So, watching Liverpool vs Chelsea replay last night (Bless you, Fox Sportsworld!) and my son is watching with me. Six year olds often find questions left unasked by mere mortals. So he wants to know, “Why do they call it ‘Liverpool’? Are there lots of livers lying around?”
So, what is the origin of the name Liverpool?
For bonus points, I’ve been wondering if all of the teams in the Premiership have nicknames and if so what they are?
As a lifelong Liverpool FC fan and only non-Liverpool-born child of a family of scousers I have to say I have absolutely no clue what the origin of the city’s name is.
Maybe you can tell us what a “scouser” is then (I know who it refers to, but what’s the reference)? Oh, and in the game we watched last night, which I assume occurred sometime over the weekend
Liverpool got jobbed on that non-call of the hand in the box on Tioga for Chelsea! That game really should have been a draw at worst.
I suspect like most english place names, no one really knows how the places ended up named as they did.
Every premier league team, and probably every league team, has a nickname.
Arsenal are the Gunners
Aston Villa are the Villains
Birmingham are the Blues
Blackburn are Rovers [may not count as nickname technically]
Bolton are the Trotters
Charlton are the Addicks
Chelsea are The Blues [Chelski has become popular]
Crystal Palace are the Eagles
Everton are the Toffees
Fulham are the Cottagers
Liverpool are the Reds
Manchester City are The Citizens [not sure about this one]
Manchester Utd are the Red Devils
Middlesborough are plain old Boro
Newcastle are the Magpies
Norwich are the Canaries
Portsmouth are Pompey
Southampton are the Saints
Tottenham are Spurs
WBA are the Baggies.
How many points this all worth?
I’ve read in more than one biography of The Beatles that the city was named for the liver bird. What kind of bird that is, or how true it is, is something I don’t know, but there’s another explanation.

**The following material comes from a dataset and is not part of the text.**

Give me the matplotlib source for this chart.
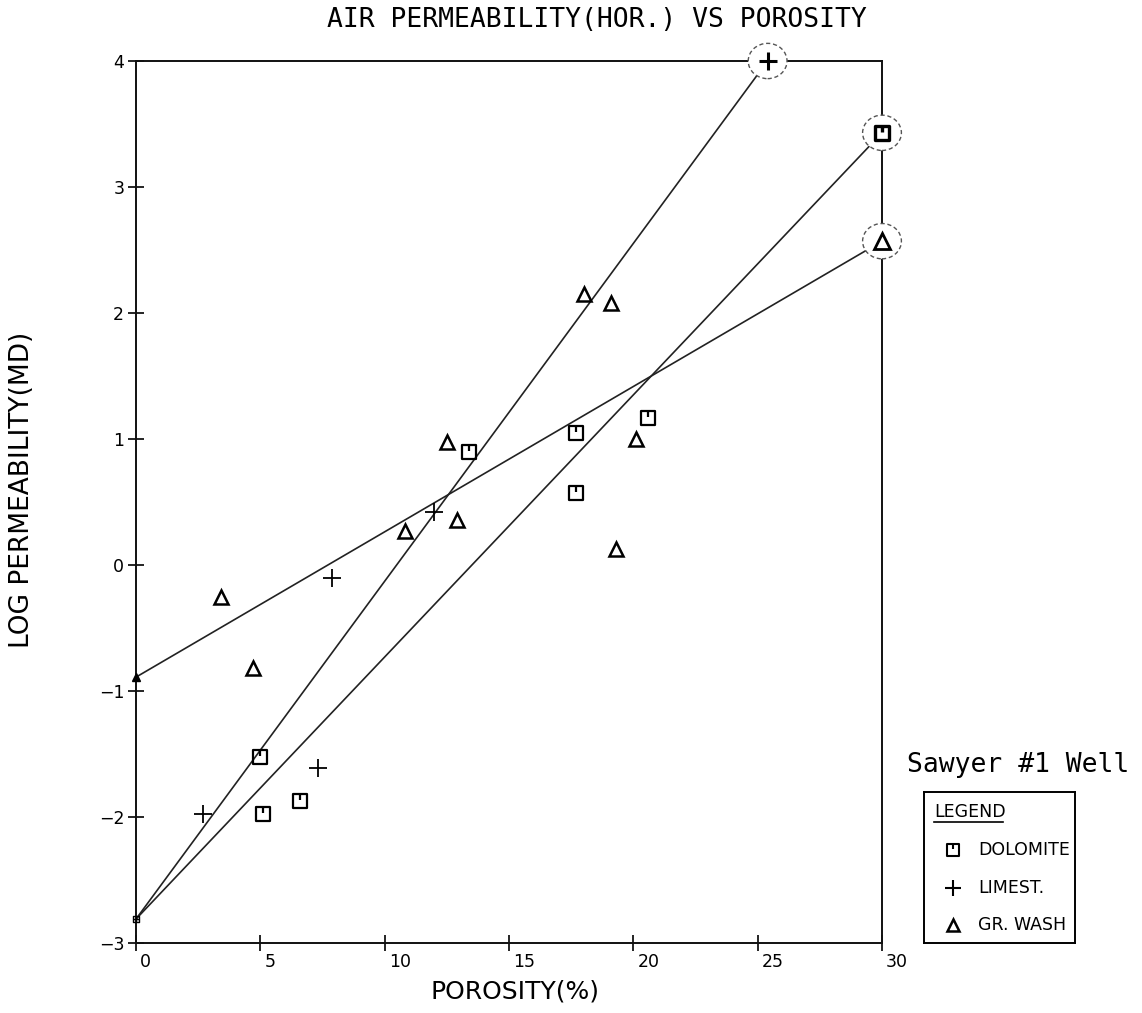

According to this page, the liver bird is the cormorant:
Now, how much of that is truth and how much of that is the heavy, clinging stink of legend that surrounds so much in Britain that’s older than about 150 years I don’t know…
I don’t know about the name of the city itself, but the bird on the Liverpool FC club badge is referred to as the Liver bird.
Man City aren’t really referred to as the Citizens except in reference books–more commonly it’s the Blues (in contrast to the Reds of Man Utd). However, it’s never the Sky Blues, even though that’s the colour they play in–Coventry City are the Sky Blues but they aren’t in the Premiership at the present.
Most of the others are accurate. ‘Chelski’ is really new, it’s because of Chelsea’s new Russian billionaire owner Roman Abramovitch.
The Liver Bird is nonexistent. Nobody outside Liverpool takes that story seriously. Even the attempts to claim it’s another name for another bird are suspect. In short - never trust a Liverpudlian
Continuing the parade of team names, I’ve had an insufficient attempt at the next level…in league order, for partisan reasons …
I think most of the ones you’ve missed out are dull ones, like the teams’ strip colours (Preston are the Whites IIRC. Coventry are definitely the Sky Blues).
Leicester are the Foxes. Gillingham are (surprise surprise) the Gills. Sunderland are officially the Black Cats but we call them the Mackems.
I was omitting ‘nickname = colour of strip’, because they’re boring and repetitive (how many blues are there?). I guess that frees up Birmingham and Liverpool as newly-nicknameless, and at a push Burnley and even Norwich, although that’s a bit harsh. Especially for Norwich - they’re anonymous enough as it is
Thanks for the add, I’d been wondering about that one. I recalled “Wanderers” from way back when, but lately just hear them called Wolves.
For extra bonus points, what were a couple of the “team names” used in a Monty Python skit where one was something like “the East Hampton Catholic River-wideners”? I don’t recall whether or not this referred to football. Probably not, unless philosophers and Beckenbauer were involved.
My my my…you’re right! (Thanks, Google, thanks-for-nothing )…on the other hand, they were apparently known as the Citizens until they took on those colours. So maybe that name is as predictable as ‘reds’ or ‘blues’. I’ve certainly never heard it in Manchester - normally it’s just “Cit-ayyyyyyyyyyyyyyyyyyyyyyyyyyyyyyyy”.
Possibly worth mentioning that(I think), unlilke all(most of?) the others, ‘Pompey’ is the slang name for the city itself - I think the name has some nautical/naval origin.
I have never been to Liverpool (seen it from a plane window though). That not withstanding, ‘scouse’ is a shotened form of ‘lobscouse’ - a type of stew eaten on board ship and presumably also in Liverpool (it being an important sea port). Hence a scouser is someone from Liverpool.